December 20, 2005
Don't Let Congress Trump National Security

By Jack Kelly

There hasn't been a successful terrorist attack in the United States since Sep. 11th, 2001. Congress may be about to change that.

Several critical provisions of the Patriot Act will expire at the end of the year, because a Democratic filibuster in the U.S. Senate blocked their renewal.

Without these provisions, the FBI will lose most of its ability to track terrorists, the head of the FBI's national security division told the Washington Times.

The most important of these provisions is for roving wiretaps, said Gary Bald.

"We've had that capability for years on the drug side of the ship and frankly what it does is it cuts out the requirement for us to go back to a judge every time a drug dealer throws his cell phone into the river and gets another one," Bald said.

Before denying those who are trying to protect us from terrorists the tools law enforcement has had for years to wield against less dangerous criminals, Congress moved to make it unlikely we will ever again get useful information from interrogation of terror suspects.

Congress added to the defense bill a measure proposed by Sen. John McCain (R-Ariz) forbidding "cruel, inhuman or degrading treatment or punishment" of prisoners.

The news media misleadingly have described this as "banning torture," but torture has long been prohibited by U.S. law. What the McCain amendment effectively will do is to prevent us from treating terror suspects as harshly as U.S. service members are treated in SERE (Survival, Evasion, Resistance, Escape) school, or in Marine boot camp.

The kind of interrogation technique McCain says will be prohibited is "water boarding." (In water boarding, the subject is strapped to an inclined board, his feet above his head, and his face is wrapped. Water is then poured over him. This gives the sensation of drowning, without any actual physical danger.) Other forms of coercive interrogation are to make the prisoner stand for long periods of time; to deprive him of sleep; to shackle him in uncomfortable positions.

"The whole point of these sorts of interrogation is to break the human will without breaking the mind or body," said retired Air Force lieutenant colonel Buzz Patterson, a graduate of SERE training. "I can attest they work like a champ."

Khalid Sheikh Mohammed, the lead planner of the 9/11 attacks and al Qaida's number three when he was captured in 2003, allegedly lasted less than three minutes before spilling his guts after being subjected to waterboarding.

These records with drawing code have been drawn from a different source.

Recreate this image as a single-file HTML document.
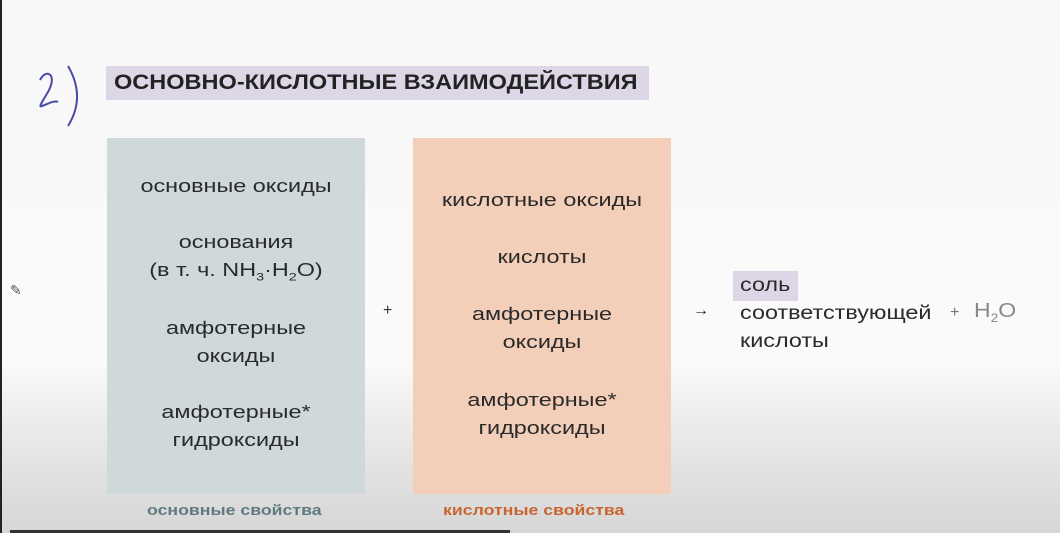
<!DOCTYPE html>
<html><head><meta charset="utf-8"><style>
body{margin:0;width:1060px;height:533px;overflow:hidden;position:relative;font-family:"Liberation Sans","Noto Sans CJK SC",sans-serif;
background:linear-gradient(180deg,#f7f7f7 0px,#fafafa 360px,#e6e6e6 450px,#d6d6d6 533px);}
.a{position:absolute}
.box{position:absolute;top:138px;height:356px;width:258px;text-align:center;color:#2a2a2a;font-size:18px;line-height:28px}
.box div{position:absolute;left:0;right:0;transform:scaleX(1.3)}
.sx{transform-origin:left center}
</style></head><body>
<div class="a" style="left:0;top:0;width:2px;height:533px;background:#222"></div>
<svg class="a" style="left:30px;top:60px" width="50" height="70"><path d="M10 20 C16 8,28 14,18 32 C12 42,8 48,12 46 C18 44,24 40,28 42 M38 6 C52 30,48 50,38 66" fill="none" stroke="#4a4aa8" stroke-width="2"/></svg>
<div class="a" style="left:106px;top:66px;width:543px;height:34px;background:#dcd6e6"></div>
<div class="a sx" style="left:114px;top:66px;line-height:34px;font-size:21px;font-weight:bold;color:#222;transform:scaleX(1.12)">ОСНОВНО-КИСЛОТНЫЕ ВЗАИМОДЕЙСТВИЯ</div>
<div class="box" style="left:107px;background:#cfd9da">
<div style="top:34px">основные оксиды</div>
<div style="top:90px">основания<br>(в т. ч. NH<sub style="font-size:11px">3</sub>·H<sub style="font-size:11px">2</sub>O)</div>
<div style="top:176px">амфотерные<br>оксиды</div>
<div style="top:260px">амфотерные*<br>гидроксиды</div>
</div>
<div class="box" style="left:413px;background:#f3ceb9">
<div style="top:48px">кислотные оксиды</div>
<div style="top:105px">кислоты</div>
<div style="top:162px">амфотерные<br>оксиды</div>
<div style="top:248px">амфотерные*<br>гидроксиды</div>
</div>
<div class="a sx" style="left:147px;top:502px;font-size:15px;font-weight:bold;color:#5f7a7e;transform:scaleX(1.18)">основные свойства</div>
<div class="a sx" style="left:443px;top:502px;font-size:15px;font-weight:bold;color:#c8652f;transform:scaleX(1.18)">кислотные свойства</div>
<div class="a" style="left:383px;top:302px;font-size:16px;color:#333">+</div>
<div class="a" style="left:693px;top:302px;font-size:16px;color:#222">→</div>
<div class="a" style="left:733px;top:271px;width:65px;height:30px;background:#dcd6e6"></div>
<div class="a sx" style="left:740px;top:272px;font-size:19px;line-height:28px;color:#2a2a2a;transform:scaleX(1.23)">соль<br>соответствующей<br>кислоты</div>
<div class="a" style="left:950px;top:304px;font-size:16px;color:#777">+</div>
<div class="a sx" style="left:974px;top:300px;font-size:20px;color:#888;transform:scaleX(1.15)">H<sub style="font-size:12px">2</sub>O</div>
<div class="a" style="left:10px;top:282px;font-size:14px;color:#555">✎</div>
<div class="a" style="left:10px;top:530px;width:500px;height:3px;background:#333"></div>
</body></html>
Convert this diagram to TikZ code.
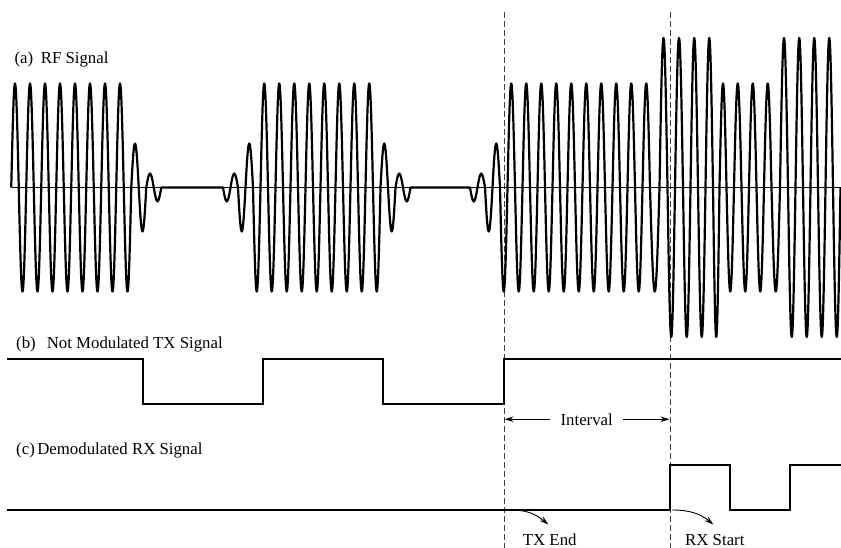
\documentclass[tikz,border=0pt]{standalone}
\usepackage{fontspec}
\setmainfont{Liberation Serif}
\usetikzlibrary{arrows.meta}
\begin{document}
\begin{tikzpicture}[x=1pt,y=-1pt,
  lbl/.style={font=\fontsize{16.8}{20}\selectfont, inner sep=0pt, anchor=base west},
  rfline/.style={line width=2.2pt, line join=round},
  axisline/.style={line width=0.9pt},
  digital/.style={line width=2pt, line join=miter},
  guide/.style={line width=1pt, draw=black!75, dash pattern=on 6pt off 3pt},
  arr/.style={line width=0.9pt, -{Stealth[length=9pt,width=5.5pt]}},
]
\useasboundingbox (0,0) rectangle (841,548);

% guide lines (TX end / RX start)
\coordinate (d1top) at (504,12);
\coordinate (d1bot) at (504,548);
\coordinate (d2top) at (670,12);
\coordinate (d2bot) at (670,548);
\draw[guide] (d1top) -- (d1bot);
\draw[guide] (d2top) -- (d2bot);

% labels
\node[lbl] (lblA) at (14.3,63.3) {(a)\hspace{7.7pt}RF Signal};
\node[lbl] (lblB) at (16,348.3) {(b)\hspace{11pt}Not Modulated TX Signal};
\node[lbl] (lblC) at (16,454.3) {(c)\hspace{2.5pt}Demodulated RX Signal};

% RF axis
\coordinate (axL) at (12,187.5);
\coordinate (axR) at (841,187.5);
\draw[axisline] (axL) -- (axR);

% RF signal
\begin{scope}[shift={(0,187.5)}]
\draw[rfline] (11.25,0)
  \foreach \i in {0,...,7} { sin ({15+15*\i},-104) cos ({18.75+15*\i},0) sin ({22.5+15*\i},104) cos ({26.25+15*\i},0) }
  sin (135,-44) cos (138.75,0) sin (142.5,44) cos (146.25,0)
  sin (150,-14) cos (153.75,0) sin (157.5,14) cos (161.25,0)
  -- (223,0)
  sin (226.75,14) cos (230.5,0) sin (234.25,-14) cos (238,0)
  sin (241.75,44) cos (245.5,0) sin (249.25,-44) cos (253,0)
  sin (256.75,104) cos (260.5,0)
  \foreach \i in {0,...,7} { sin ({264.25+15*\i},-104) cos ({268+15*\i},0) sin ({271.75+15*\i},104) cos ({275.5+15*\i},0) }
  sin (384.25,-44) cos (388,0) sin (391.75,44) cos (395.5,0)
  sin (399.25,-14) cos (403,0) sin (406.75,14) cos (410.5,0)
  -- (470,0)
  sin (473.75,14) cos (477.5,0) sin (481.25,-14) cos (485,0)
  sin (488.75,44) cos (492.5,0) sin (496.25,-44) cos (500,0)
  sin (503.75,104) cos (507.5,0)
  \foreach \i in {0,...,8} { sin ({511.25+15*\i},-104) cos ({515+15*\i},0) sin ({518.75+15*\i},104) cos ({522.5+15*\i},0) }
  sin (646.25,-104) cos (650,0) sin (654.75,104) cos (659.5,0)
  sin (663.5,-149.5) cos (667.5,0) sin (671.25,149.5) cos (675,0)
  sin (679,-149.5) cos (683,0) sin (686.75,149.5) cos (690.5,0)
  sin (694.25,-149.5) cos (698,0) sin (701.75,149.5) cos (705.5,0)
  sin (709.25,-149.5) cos (713,0) sin (716.25,149.5) cos (719.5,0)
  sin (723,-104) cos (726.5,0) sin (730.25,104) cos (734,0)
  sin (737.75,-104) cos (741.5,0) sin (745.25,104) cos (749,0)
  sin (752.75,-104) cos (756.5,0) sin (760.25,104) cos (764,0)
  sin (767.75,-104) cos (771.5,0) sin (775.75,104) cos (780,0)
  sin (784,-149.5) cos (788,0) sin (791.75,149.5) cos (795.5,0)
  sin (799.25,-149.5) cos (803,0) sin (806.75,149.5) cos (810.5,0)
  sin (814.25,-149.5) cos (818,0) sin (821.75,149.5) cos (825.5,0)
  sin (829.25,-149.5) cos (833,0) sin (836.75,149.5) cos (840.5,0);
\end{scope}

% TX signal
\coordinate (txS) at (6.7,359);
\coordinate (txE) at (841,359);
\draw[digital] (txS) -- (143.3,359) -- (143.3,404) -- (263.3,404) -- (263.3,359)
  -- (383.3,359) -- (383.3,404) -- (504,404) -- (504,359) -- (txE);

% RX signal
\coordinate (rxS) at (6.7,509.5);
\coordinate (rxE) at (841,465);
\draw[digital] (rxS) -- (670,509.5) -- (670,465) -- (730,465) -- (730,509.5)
  -- (790,509.5) -- (790,465) -- (rxE);

% Interval
\node[font=\fontsize{16.8}{20}\selectfont, inner xsep=10pt, inner ysep=0pt, anchor=base] (interval) at (586.7,425) {Interval};
\coordinate (ivL) at (504.5,420);
\coordinate (ivR) at (669.5,420);
\draw[arr] (interval.west) -- (interval.west -| ivL);
\draw[arr] (interval.east) -- (interval.east -| ivR);

% TX End / RX Start
\coordinate (teS) at (512,510);
\coordinate (teE) at (548.3,524.5);
\coordinate (rsS) at (672,510);
\coordinate (rsE) at (713.3,524.5);
\draw[arr] (teS) to[out=0,in=140] (teE);
\draw[arr] (rsS) to[out=0,in=140] (rsE);
\node[lbl] (txend) at (522.7,545) {TX End};
\node[lbl] (rxstart) at (685,545) {RX Start};
\end{tikzpicture}
\end{document}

"Degrading" treatment could be defined as anything that makes a terror suspect uncomfortable, such as being stripped naked, or being interrogated by a female interrogator.

Why would any al Qaida operative captured in the future provide us with information, if his interrogators are forbidden from doing anything that would make him seriously uncomfortable, and he knows it, because Congress and the news media have broadcast this fact to the world?

It gets worse. Andy McCarthy, who prosecuted terrorists involved in the 1993 attack on the World Trade Center, says the McCain amendment could require U.S. troops to give to terrorists -- who are not entitled even to the Geneva Convention protections for prisoners of war because they are unlawful combatants -- the rights accorded to criminal defendants in the U.S.

"They may very well have to be given Miranda warnings as well as free lawyers -- underwritten by the Americans they are trying to kill," McCarthy wrote in National Review Online.

The latest Congressional contretemps is over the revelation by the New York Times that after the 9/11 attacks, President Bush authorized to the National Security Agency to listen in on telephone conversations between al Qaida suspects abroad and people in the United States.

Many of the taps were conducted without first obtaining warrants from the special court set up by the Foreign Intelligence Surveillance Act because there wasn't time to obtain them.

This was lawful, under both an exception in the FISA act, and in
Congress' authorization of the use of force after 9/11, and
congressional leaders were informed of the taps, Attorney General Alberto Gonzalez said Monday.

If Democrats think they can make political hay by expressing more concern for the "rights" of the enemy than for the safety of Americans, they're mistaken, said John McIntyre of RealClearPolitics: "Democrats have still not fully grasped that the public has profound and long standing concerns about their ability to defend the nation," he said.

Jack Kelly is national security columnist for the Pittsburgh Post-Gazette and the Blade of Toledo, Ohio.